[Rows from a dataset of charts and code]

# # # # #

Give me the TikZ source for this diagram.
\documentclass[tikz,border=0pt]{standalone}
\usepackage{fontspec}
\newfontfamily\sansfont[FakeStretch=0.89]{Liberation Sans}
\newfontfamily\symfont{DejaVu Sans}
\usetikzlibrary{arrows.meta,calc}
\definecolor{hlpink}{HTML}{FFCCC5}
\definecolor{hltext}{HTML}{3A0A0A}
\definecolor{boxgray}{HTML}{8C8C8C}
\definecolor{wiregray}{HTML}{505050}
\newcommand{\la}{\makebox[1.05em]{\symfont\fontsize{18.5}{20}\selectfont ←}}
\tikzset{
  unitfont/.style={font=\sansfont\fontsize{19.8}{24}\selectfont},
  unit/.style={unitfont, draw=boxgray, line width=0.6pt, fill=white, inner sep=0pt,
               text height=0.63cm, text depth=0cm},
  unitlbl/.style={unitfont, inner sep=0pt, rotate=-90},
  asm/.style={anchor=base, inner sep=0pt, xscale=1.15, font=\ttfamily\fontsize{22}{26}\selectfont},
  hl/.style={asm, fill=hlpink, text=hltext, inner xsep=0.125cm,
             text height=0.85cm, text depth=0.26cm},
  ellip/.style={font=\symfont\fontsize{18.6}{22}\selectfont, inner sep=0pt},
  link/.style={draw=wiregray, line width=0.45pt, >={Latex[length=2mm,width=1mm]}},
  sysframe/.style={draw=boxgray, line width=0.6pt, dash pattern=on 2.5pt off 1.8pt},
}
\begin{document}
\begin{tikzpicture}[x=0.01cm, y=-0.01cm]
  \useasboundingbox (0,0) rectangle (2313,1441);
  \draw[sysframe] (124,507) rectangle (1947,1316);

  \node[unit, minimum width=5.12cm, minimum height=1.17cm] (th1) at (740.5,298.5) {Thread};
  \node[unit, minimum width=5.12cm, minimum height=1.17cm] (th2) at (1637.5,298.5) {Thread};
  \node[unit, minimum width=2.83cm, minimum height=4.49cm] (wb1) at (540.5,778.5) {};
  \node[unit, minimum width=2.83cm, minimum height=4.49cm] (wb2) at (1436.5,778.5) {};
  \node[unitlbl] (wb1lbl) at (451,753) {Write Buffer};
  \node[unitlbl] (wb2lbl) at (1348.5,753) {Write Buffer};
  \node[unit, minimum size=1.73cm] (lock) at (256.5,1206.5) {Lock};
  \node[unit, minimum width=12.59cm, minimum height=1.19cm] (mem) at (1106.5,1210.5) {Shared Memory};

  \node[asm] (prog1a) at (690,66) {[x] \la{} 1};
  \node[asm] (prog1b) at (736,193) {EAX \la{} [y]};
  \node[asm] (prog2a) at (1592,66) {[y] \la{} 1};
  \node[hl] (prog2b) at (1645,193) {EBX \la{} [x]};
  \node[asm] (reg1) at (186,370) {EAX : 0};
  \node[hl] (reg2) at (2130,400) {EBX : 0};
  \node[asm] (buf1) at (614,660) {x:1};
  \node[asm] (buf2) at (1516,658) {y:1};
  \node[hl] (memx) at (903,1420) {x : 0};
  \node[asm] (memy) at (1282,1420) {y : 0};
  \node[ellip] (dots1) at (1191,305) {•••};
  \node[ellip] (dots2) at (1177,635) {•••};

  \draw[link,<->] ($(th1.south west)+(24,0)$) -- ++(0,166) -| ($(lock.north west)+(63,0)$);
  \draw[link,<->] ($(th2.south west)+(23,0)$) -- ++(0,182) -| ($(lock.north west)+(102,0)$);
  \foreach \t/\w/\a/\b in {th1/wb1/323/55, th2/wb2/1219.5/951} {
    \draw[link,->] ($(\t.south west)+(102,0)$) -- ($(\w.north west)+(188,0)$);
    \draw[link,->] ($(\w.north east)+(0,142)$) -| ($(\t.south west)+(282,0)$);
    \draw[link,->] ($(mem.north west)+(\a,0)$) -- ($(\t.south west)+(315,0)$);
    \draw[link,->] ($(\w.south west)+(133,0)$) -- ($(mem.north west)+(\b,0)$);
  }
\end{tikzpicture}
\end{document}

# # # # #

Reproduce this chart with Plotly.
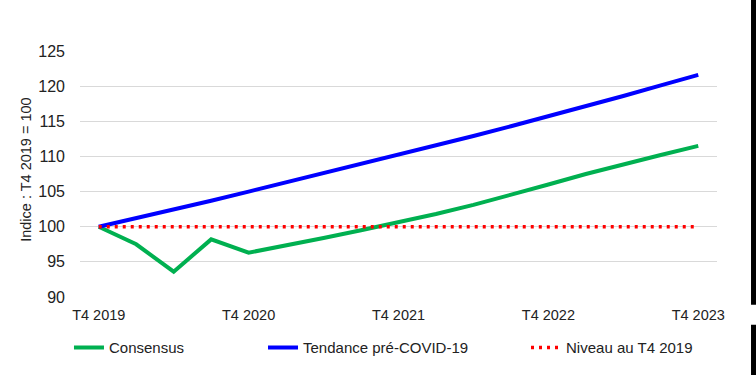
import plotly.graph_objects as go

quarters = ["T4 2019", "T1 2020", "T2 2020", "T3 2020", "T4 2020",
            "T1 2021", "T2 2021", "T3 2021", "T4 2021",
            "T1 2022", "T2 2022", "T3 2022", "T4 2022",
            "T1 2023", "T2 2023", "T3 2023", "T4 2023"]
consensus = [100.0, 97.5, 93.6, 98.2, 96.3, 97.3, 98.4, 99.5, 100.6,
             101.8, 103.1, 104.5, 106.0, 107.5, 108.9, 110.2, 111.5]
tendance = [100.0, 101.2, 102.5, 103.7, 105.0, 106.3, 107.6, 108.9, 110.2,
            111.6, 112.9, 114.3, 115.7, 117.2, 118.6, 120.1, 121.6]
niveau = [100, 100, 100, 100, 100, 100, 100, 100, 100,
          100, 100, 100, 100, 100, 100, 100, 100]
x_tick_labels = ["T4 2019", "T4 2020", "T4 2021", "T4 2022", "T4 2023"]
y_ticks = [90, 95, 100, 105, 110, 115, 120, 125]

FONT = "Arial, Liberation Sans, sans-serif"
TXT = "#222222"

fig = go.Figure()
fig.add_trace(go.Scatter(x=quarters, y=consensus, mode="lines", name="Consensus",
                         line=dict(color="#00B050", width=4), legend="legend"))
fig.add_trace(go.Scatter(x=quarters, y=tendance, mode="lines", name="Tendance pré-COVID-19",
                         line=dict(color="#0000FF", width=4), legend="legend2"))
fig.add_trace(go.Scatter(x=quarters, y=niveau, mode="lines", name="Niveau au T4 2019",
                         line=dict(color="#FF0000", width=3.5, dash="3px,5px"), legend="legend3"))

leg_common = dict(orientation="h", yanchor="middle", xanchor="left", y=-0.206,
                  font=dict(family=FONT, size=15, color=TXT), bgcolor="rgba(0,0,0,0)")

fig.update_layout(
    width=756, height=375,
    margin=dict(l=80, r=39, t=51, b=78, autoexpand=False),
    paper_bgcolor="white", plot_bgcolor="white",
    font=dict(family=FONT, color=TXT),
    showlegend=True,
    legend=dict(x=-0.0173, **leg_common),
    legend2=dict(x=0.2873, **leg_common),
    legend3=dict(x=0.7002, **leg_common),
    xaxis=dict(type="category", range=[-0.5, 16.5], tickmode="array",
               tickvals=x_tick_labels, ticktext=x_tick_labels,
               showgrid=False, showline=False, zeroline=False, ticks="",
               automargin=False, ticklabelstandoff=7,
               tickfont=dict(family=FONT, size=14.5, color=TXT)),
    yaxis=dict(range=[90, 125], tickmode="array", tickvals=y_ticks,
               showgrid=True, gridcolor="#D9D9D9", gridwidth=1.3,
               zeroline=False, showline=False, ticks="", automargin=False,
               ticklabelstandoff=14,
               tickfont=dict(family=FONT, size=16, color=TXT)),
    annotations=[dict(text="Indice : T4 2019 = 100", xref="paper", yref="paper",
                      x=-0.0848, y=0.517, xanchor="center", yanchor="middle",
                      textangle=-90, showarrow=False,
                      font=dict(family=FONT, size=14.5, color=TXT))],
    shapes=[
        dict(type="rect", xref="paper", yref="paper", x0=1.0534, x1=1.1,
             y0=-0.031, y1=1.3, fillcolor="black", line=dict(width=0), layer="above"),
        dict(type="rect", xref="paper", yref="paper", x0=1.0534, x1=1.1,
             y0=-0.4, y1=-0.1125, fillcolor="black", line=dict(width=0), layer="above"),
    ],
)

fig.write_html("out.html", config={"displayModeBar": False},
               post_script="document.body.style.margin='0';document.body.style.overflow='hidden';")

# # # # #

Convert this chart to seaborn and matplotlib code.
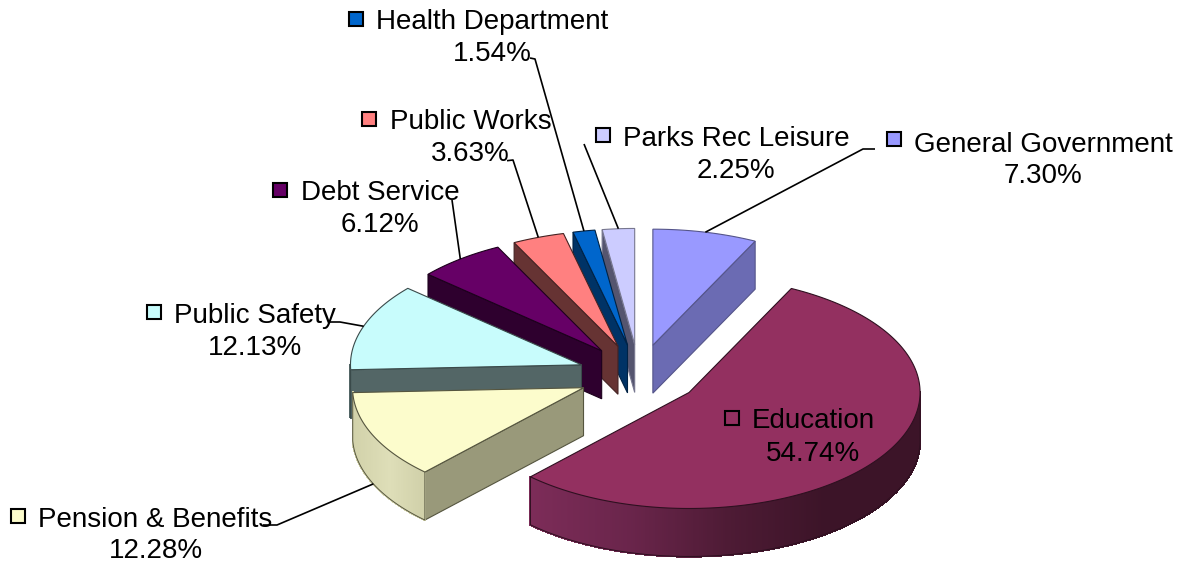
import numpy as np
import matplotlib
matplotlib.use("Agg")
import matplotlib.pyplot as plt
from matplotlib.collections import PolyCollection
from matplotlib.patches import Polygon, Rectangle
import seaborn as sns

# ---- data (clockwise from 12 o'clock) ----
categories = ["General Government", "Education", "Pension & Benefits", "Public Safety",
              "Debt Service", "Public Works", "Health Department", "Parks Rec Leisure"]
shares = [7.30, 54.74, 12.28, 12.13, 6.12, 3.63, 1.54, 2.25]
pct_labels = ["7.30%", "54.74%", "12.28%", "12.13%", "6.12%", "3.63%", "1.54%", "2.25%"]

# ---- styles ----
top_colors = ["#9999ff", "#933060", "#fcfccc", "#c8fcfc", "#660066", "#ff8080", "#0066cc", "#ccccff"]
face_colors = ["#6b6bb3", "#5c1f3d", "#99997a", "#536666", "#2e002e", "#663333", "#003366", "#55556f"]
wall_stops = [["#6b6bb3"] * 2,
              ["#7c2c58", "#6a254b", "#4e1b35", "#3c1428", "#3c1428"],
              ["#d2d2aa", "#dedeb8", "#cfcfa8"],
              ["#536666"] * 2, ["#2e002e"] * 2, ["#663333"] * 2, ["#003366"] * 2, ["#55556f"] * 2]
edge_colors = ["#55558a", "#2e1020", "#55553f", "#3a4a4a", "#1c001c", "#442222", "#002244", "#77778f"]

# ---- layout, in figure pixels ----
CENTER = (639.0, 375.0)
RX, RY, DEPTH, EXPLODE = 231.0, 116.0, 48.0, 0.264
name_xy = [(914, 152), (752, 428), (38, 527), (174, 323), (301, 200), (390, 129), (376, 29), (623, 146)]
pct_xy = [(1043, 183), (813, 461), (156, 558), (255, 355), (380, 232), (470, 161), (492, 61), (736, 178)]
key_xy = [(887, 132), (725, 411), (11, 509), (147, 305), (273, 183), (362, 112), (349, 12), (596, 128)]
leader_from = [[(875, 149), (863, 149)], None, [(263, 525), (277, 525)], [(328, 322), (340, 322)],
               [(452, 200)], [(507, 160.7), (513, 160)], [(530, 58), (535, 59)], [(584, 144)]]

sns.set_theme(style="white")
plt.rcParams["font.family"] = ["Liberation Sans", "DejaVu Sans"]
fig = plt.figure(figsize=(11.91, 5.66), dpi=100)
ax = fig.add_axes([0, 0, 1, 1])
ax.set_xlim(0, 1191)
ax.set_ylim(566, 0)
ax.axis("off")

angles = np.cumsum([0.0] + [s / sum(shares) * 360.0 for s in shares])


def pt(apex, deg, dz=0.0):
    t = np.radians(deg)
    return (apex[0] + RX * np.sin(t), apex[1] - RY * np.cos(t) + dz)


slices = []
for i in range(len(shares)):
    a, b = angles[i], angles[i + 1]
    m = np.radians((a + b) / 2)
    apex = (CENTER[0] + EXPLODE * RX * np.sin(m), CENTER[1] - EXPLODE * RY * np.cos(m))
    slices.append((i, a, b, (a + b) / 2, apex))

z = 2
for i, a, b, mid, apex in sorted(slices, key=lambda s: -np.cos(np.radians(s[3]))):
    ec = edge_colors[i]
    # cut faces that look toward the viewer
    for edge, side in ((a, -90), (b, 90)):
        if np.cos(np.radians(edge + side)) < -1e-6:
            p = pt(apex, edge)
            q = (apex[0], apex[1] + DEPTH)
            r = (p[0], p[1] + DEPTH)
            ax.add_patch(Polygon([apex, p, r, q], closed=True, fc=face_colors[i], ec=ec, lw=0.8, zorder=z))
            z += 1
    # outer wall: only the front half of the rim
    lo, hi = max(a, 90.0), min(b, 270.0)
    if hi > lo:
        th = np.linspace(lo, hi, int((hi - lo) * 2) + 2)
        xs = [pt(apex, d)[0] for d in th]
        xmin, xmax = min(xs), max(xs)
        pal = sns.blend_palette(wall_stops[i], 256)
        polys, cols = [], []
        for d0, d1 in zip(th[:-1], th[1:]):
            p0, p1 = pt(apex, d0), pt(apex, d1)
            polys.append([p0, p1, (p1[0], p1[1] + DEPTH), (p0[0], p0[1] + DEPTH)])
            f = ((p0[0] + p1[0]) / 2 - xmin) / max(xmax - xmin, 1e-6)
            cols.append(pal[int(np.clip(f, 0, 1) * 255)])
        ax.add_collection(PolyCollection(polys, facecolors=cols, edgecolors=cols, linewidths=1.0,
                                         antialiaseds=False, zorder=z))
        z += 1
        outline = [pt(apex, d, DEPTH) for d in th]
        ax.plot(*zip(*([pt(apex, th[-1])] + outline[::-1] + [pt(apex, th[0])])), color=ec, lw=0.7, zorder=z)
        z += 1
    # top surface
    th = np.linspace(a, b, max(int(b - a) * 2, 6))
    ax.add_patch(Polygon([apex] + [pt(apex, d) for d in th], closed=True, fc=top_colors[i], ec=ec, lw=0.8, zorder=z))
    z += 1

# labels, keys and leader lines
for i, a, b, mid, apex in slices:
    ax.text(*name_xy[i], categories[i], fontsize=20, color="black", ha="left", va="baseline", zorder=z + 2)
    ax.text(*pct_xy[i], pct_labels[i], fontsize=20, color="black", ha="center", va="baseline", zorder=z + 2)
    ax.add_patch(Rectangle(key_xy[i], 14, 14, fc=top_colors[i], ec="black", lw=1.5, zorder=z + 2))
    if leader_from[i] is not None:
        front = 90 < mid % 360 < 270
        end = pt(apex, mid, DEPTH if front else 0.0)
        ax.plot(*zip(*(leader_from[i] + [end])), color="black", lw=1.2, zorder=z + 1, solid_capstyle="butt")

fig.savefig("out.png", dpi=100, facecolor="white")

# # # # #

What you are asked to do: From the entries above, give again exactly the lines running from the line with "Give me the TikZ source for this diagram." to the line with "(124,507) rectangle (1947,1316);"; include both of those lines.

Result of this exercise:
Give me the TikZ source for this diagram.
\documentclass[tikz,border=0pt]{standalone}
\usepackage{fontspec}
\newfontfamily\sansfont[FakeStretch=0.89]{Liberation Sans}
\newfontfamily\symfont{DejaVu Sans}
\usetikzlibrary{arrows.meta,calc}
\definecolor{hlpink}{HTML}{FFCCC5}
\definecolor{hltext}{HTML}{3A0A0A}
\definecolor{boxgray}{HTML}{8C8C8C}
\definecolor{wiregray}{HTML}{505050}
\newcommand{\la}{\makebox[1.05em]{\symfont\fontsize{18.5}{20}\selectfont ←}}
\tikzset{
  unitfont/.style={font=\sansfont\fontsize{19.8}{24}\selectfont},
  unit/.style={unitfont, draw=boxgray, line width=0.6pt, fill=white, inner sep=0pt,
               text height=0.63cm, text depth=0cm},
  unitlbl/.style={unitfont, inner sep=0pt, rotate=-90},
  asm/.style={anchor=base, inner sep=0pt, xscale=1.15, font=\ttfamily\fontsize{22}{26}\selectfont},
  hl/.style={asm, fill=hlpink, text=hltext, inner xsep=0.125cm,
             text height=0.85cm, text depth=0.26cm},
  ellip/.style={font=\symfont\fontsize{18.6}{22}\selectfont, inner sep=0pt},
  link/.style={draw=wiregray, line width=0.45pt, >={Latex[length=2mm,width=1mm]}},
  sysframe/.style={draw=boxgray, line width=0.6pt, dash pattern=on 2.5pt off 1.8pt},
}
\begin{document}
\begin{tikzpicture}[x=0.01cm, y=-0.01cm]
  \useasboundingbox (0,0) rectangle (2313,1441);
  \draw[sysframe] (124,507) rectangle (1947,1316);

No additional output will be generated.